2016年9月15日木曜日

人権教育推進講座~外国人児童生徒の人権~

大分県教育庁人権同和教育課主催の「市町村人権教育推進講座指導者養成・指導者スキルアップコース」で、「外国人児童生徒の人権」について講義をする機会をいただきました。

こうした人権の講座に、外国につながりをもつこどもたちの人権がテーマとして取り上られるということは、つまり、その人権が守られていないということなのかなと、改めて思いました。

「外国人児童生徒に就学義務はない」とする国の方針のその上には、「全ての子どもに教育を受ける機会を保障する。初等教育を義務的なものとし、すべての者に対して無償のものとする」という国際的な子どもの権利条約に日本は批准しているという事実があることは、学校現場には浸透していないというのが現実かもしれません。

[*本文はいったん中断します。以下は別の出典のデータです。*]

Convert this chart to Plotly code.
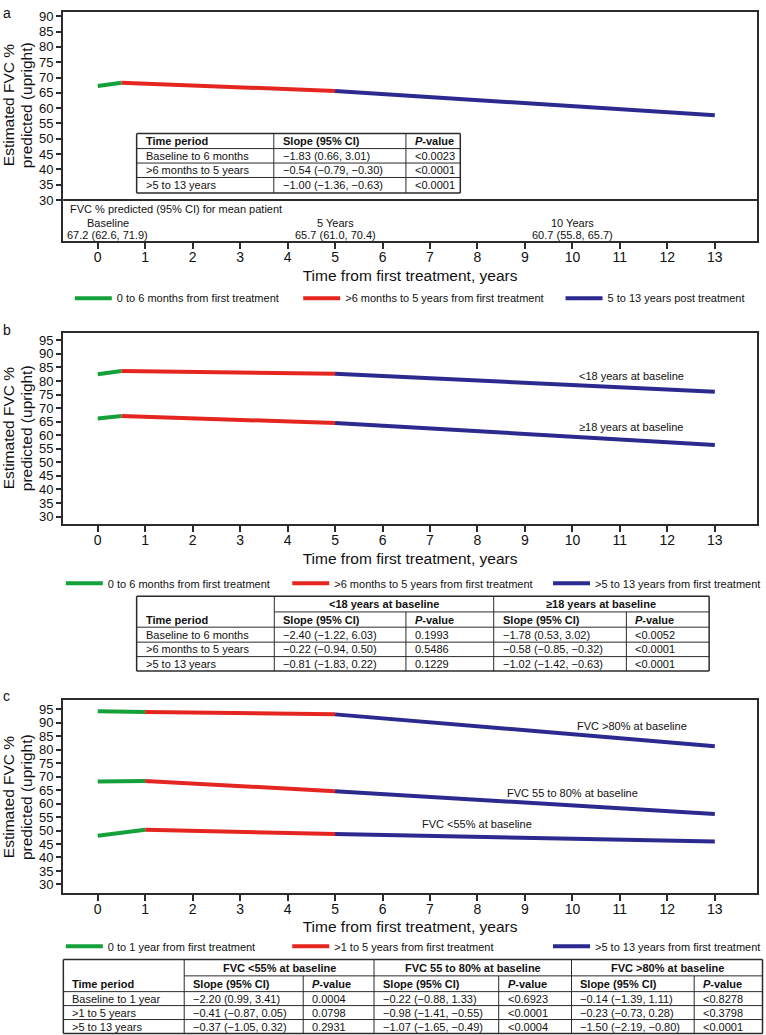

日本では、外国人児童生徒の保護者が希望することによって就学が許可されるという不就学を可能としてしまう原則、つまり、就学の機会は、「権利義務」ではなく、「許可」「恩恵」として提供されるので、時として、その支援は、義務教育の日本の子どもたちよりも優先順位が下がり、「お客様扱い」的な対応になってしまうのかもしれません。

講義の中で、外国人児童生徒の保護者と担任の気持ちを体験してもらうミニワークショップを取り入れました。タガログ語で書かれた学級通信を配布し、担任役には日本語訳を見せ、日本語の通じない保護者役の人に、担任役の人が日本語を使わずに説明するというものです。

「タガログ語で書かれたお便りは、ちんぷんかんぷん」「内容はもちろん、これが重要なお便りなのかすらわからなかった」「一生懸命、絵やジェスチャーで説明されても、はっきりとは理解できなかった」「こんな理解できないお便りを毎日持って帰って来られたら、どれだけ不安だろうか」「読み書きできないということは、必要な情報が得られないということだということを実感した」色んな感想がでました。

「人権」というと、どこか、差別を彷彿とさせる、意識して守らなければ危険にさらされるというイメージを持つ人も少なくないのではないでしょうか。そんな「人権」という切り札をださずとも、当たり前に外国からの子どもたちが、当たり前に学校生活をいきいきと過ごせたらと願います。